PORTAGE, Wis. – For many in Wisconsin outside Dane County, a capacity limit of 25% is new, including in Portage.
“You can feel it,” Little Italy Ristorante owner Sam Aliju said.
Starting an Italian restaurant was a dream that became reality for Sam Aliju in December, 2019. Business was great until the pandemic hit and all restaurants had to shut down on March 17.
“It is tough,” Aliju said. “It is really tough.”
It’s tough, too, for shops like CBD American Shaman down the street, which has also been making changes to survive.

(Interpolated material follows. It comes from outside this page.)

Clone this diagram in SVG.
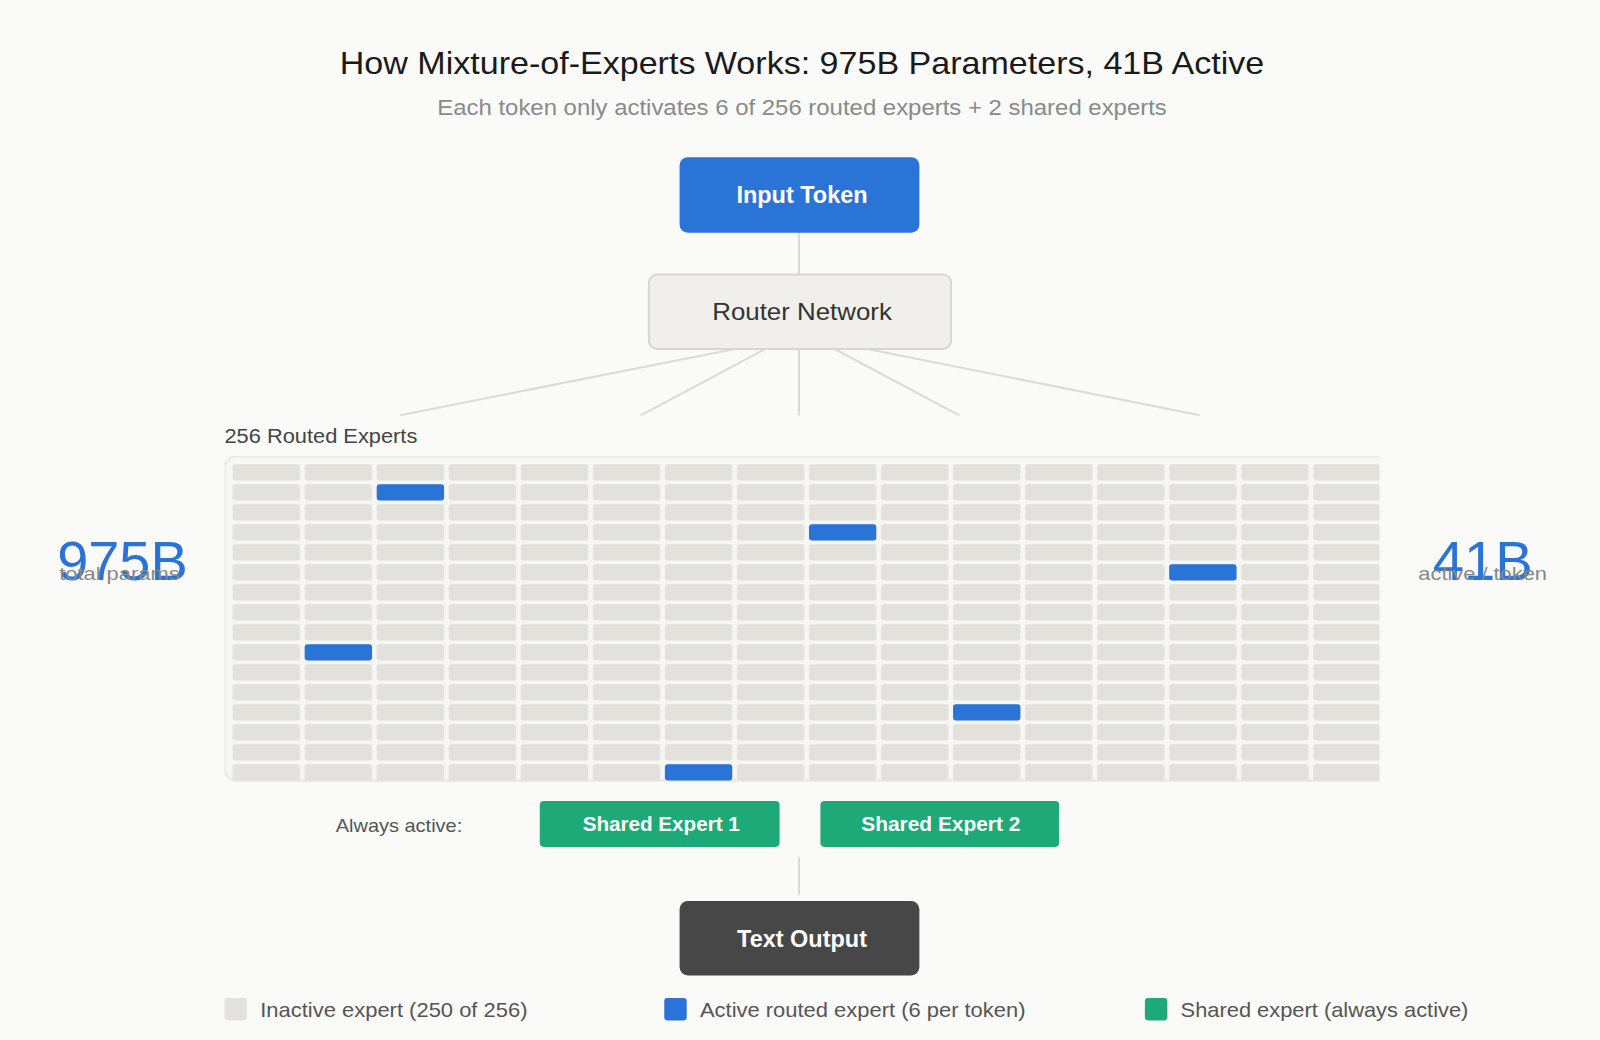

“We still had our rent. I still had my franchise fees. We still have our bills,” owner Nathan Griepentrog said. “We cut hours. We’ve cut times. We’ve cut customer employees.”
Griepentrog said the impending 25% capacity limit with the state’s newest order won’t mean much for the daily grind, when there are only a few visitors in the store at a time.
“But that’s going to hurt our marketing,” he said. “We do a lot of events. We do a lot of type of things to get out there in front of customers, to not only educate them, but for a lot of store owners, that’s where they make their money.”
“Everybody’s had to adapt to the pandemic, and really, taking this seriously,” said Cheryl Fahrner, the executive director of the Columbia County Economic Development Corporation. “We really need to get control of this situation.”
Fahrner said businesses must roll with the punches to stick around, and hopes grants announced by Governor Tony Evers will help. In the meantime, she asks community members to buy local.
“Businesses that have adapted are doing OK, holding their own, but of course, more restrictions – it hurts from time to time,” she said.
“I believe it’s for the purpose of health,” Aliju said, referring to the order. “Every decision is for good, but some people have to pay the circumstances.”
Aliju said restaurants like his are paying the price, worrying the capacity limits will keep people from coming out. At the same time, he stressed the importance of health and wasn’t ready to let go of his dream.
“We’re going to be here a long time,” Aliju said. “It does not matter what the order is.”
The order goes into effect Thursday at 8 a.m.